Like a game athlete with a limp, this first book overcomes its faults with admirable determination and style. The result is highly readable and highly enjoyable.
Jon Van Castle, a famous country singer, is on tour. It’s brought him back to rural Missouri where he grew up, and where his ex-wife, Belinda, and two young children live. Restless and unsettled, he stops the tour bus in a small town to stretch his legs, but doesn’t get far before he’s mobbed by crazed women fans. He ducks into a children’s bookstore – where the only employee, Lil O’Malley, is the only female in town who has no clue who he is, His strange behavior convinces her he’s a nut case.
Jon buys a raft of books but accidentally leaves one behind. To compensate her younger sister for helping pack up the soon-to-be-closed bookstore, Lil deputizes the star-stuck Mari to deliver the book to Jon at his hotel.
Jon is glad to see Mari. He’s got custody of his troubled young son and daughter while the ex from hell is in drug rehab.
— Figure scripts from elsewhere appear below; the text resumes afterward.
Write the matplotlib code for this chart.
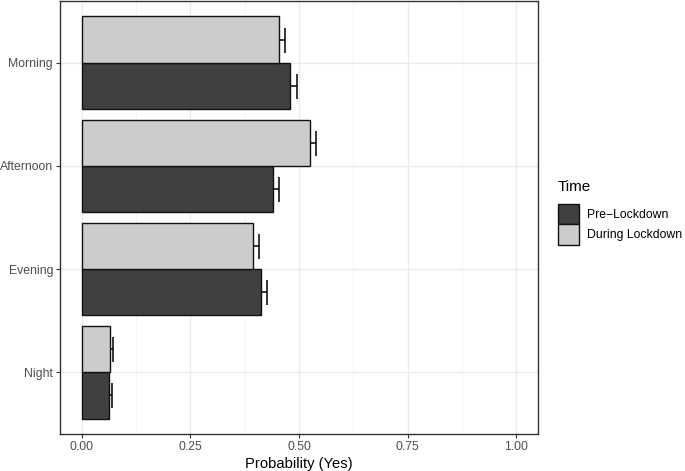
import numpy as np
import matplotlib.pyplot as plt
from matplotlib.patches import Patch

plt.rcParams['font.family'] = ['Liberation Sans', 'DejaVu Sans']

categories = ['Morning', 'Afternoon', 'Evening', 'Night']
pre_lockdown = [0.480, 0.441, 0.412, 0.063]
pre_se = [0.015, 0.014, 0.014, 0.006]
during_lockdown = [0.454, 0.525, 0.394, 0.064]
during_se = [0.013, 0.015, 0.015, 0.008]
x_ticks = [0.0, 0.25, 0.5, 0.75, 1.0]
x_labels = ['0.00', '0.25', '0.50', '0.75', '1.00']

dark = '#404040'
light = '#cccccc'
text_grey = '#4d4d4d'

fig = plt.figure(figsize=(6.85, 4.71), dpi=100)
ax = fig.add_axes([60 / 685, 37 / 471, 478 / 685, 433 / 471])

# categories from top to bottom
y = np.arange(len(categories))[::-1] + 1.0
h = 0.45

ax.errorbar(pre_lockdown, y - h / 2, xerr=pre_se, fmt='none', ecolor='black',
            elinewidth=1.1, capsize=9, capthick=1.1, zorder=2)
ax.errorbar(during_lockdown, y + h / 2, xerr=during_se, fmt='none', ecolor='black',
            elinewidth=1.1, capsize=9, capthick=1.1, zorder=2)
ax.barh(y - h / 2, pre_lockdown, height=h, color=dark, edgecolor='#111111',
        linewidth=1.0, zorder=3)
ax.barh(y + h / 2, during_lockdown, height=h, color=light, edgecolor='#111111',
        linewidth=1.0, zorder=3)

ax.set_xlim(-0.05, 1.05)
ax.set_ylim(0.4, 4.6)
ax.set_xticks(x_ticks)
ax.set_xticklabels(x_labels)
ax.set_xticks([0.125, 0.375, 0.625, 0.875], minor=True)
ax.set_yticks(y)
ax.set_yticklabels(categories)

ax.grid(True, which='major', color='#ebebeb', linewidth=1.0, zorder=0)
ax.grid(True, which='minor', axis='x', color='#f3f3f3', linewidth=0.6, zorder=0)
ax.set_axisbelow(True)
ax.tick_params(which='major', length=3, color='#333333', width=0.8,
               labelsize=8.8, labelcolor=text_grey, pad=2)
ax.tick_params(which='minor', length=0)
for s in ax.spines.values():
    s.set_color('#333333')
    s.set_linewidth(1.0)

ax.set_xlabel('Probability (Yes)', fontsize=10.6, labelpad=3)

handles = [Patch(facecolor=dark, edgecolor='#111111', linewidth=1.0, label='Pre\u2212Lockdown'),
           Patch(facecolor=light, edgecolor='#111111', linewidth=1.0, label='During Lockdown')]
leg = fig.legend(handles=handles, title='Time', loc='upper left',
                 bbox_to_anchor=(558 / 685, 1 - 180 / 471), frameon=False,
                 fontsize=8.8, title_fontsize=11, handlelength=1.75, handleheight=2.2,
                 handletextpad=0.6, labelspacing=0.0, borderaxespad=0, borderpad=0)
leg._legend_box.align = 'left'
leg._legend_box.sep = 7

fig.savefig('out.png', dpi=100)
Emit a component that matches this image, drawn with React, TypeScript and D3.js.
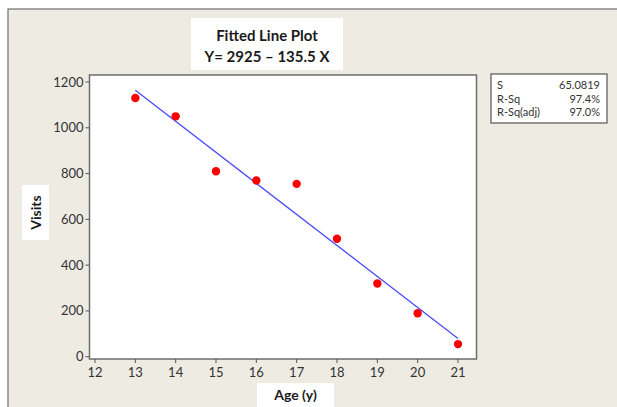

After only a few hours of parenting, aided by a marginally competent young nanny, Jon is overwhelmed. Suddenly, it seems like a good idea to propose to Mari – he needs someone to look after his kids, especially when he’s away on tour.
Jon quickly realizes that party-girl Mari is more interested in a celebrity lifestyle than in his frightened kids. He’s still got a problem, though, so when the horrified – and recently unemployed – Lil asks him to call it off, he suggests an alternative. He’ll break up with Mari, if Lil will marry him instead.
The utter predictability of this scenario annoyed me at first, but Ms. Corgiat’s brisk pace and gift for description soon made me forget my misgivings and just go along for the ride.
The author makes no secret of the fact that both Jon and Lil each have good points and bad, and she’s not shy about letting us see them. On the one hand, it was a pleasure to read about characters who are not unrelieved paragons. On the other hand, the author almost took it too far. The truth is that both of these characters are pretty selfish.
For much of the book, even the actions which benefited Jon’s children are made so he can go his on way unencumbered. He may have valid concerns about bringing children into his lifestyle, but for a very long time it never occurs to him that it might be his lifestyle that needs to change. Even when his heart is in the right place, he’s accustomed to taking the easy way out. I think the author sympathized with him in this more than I did.
The same is true of Lil, who is great with the kids, but in her own way equally self-involved. She thinks Jon should change his life, but isn’t willing to change her own. Most telling, she is still wallowing in self pity three years after the death of her first husband. I had the sense that I was supposed to find this touching and loyal, but mostly I kept thinking that she was very, very determined to feel sorry for herself.
I liked seeing both characters grow, but the amount of time I spent thinking each was a complete jerk wasn’t as much fun.
While it takes some time for them to redeem themselves, the sexual tension builds at a much more satisfying pace. It’s gradual, to be sure, but both satisfying and appropriate. I was pleasantly surprised to find myself following the development of their relationship quite avidly, even though it takes Jon and Lil some time to get to the point.
The place the characterization falls down is in the story’s villains. You can see them coming a mile away, and Jon’s ex-wife is practically a psychopath – if she were a man she’d have a handlebar moustache and a Snidely Whiplash sneer. A little more ambiguity in her character would have added a lot of dimension to the story.
In the final analysis, however, this was a well-paced and absorbing read. I hope to see more from Ms. Corgiat.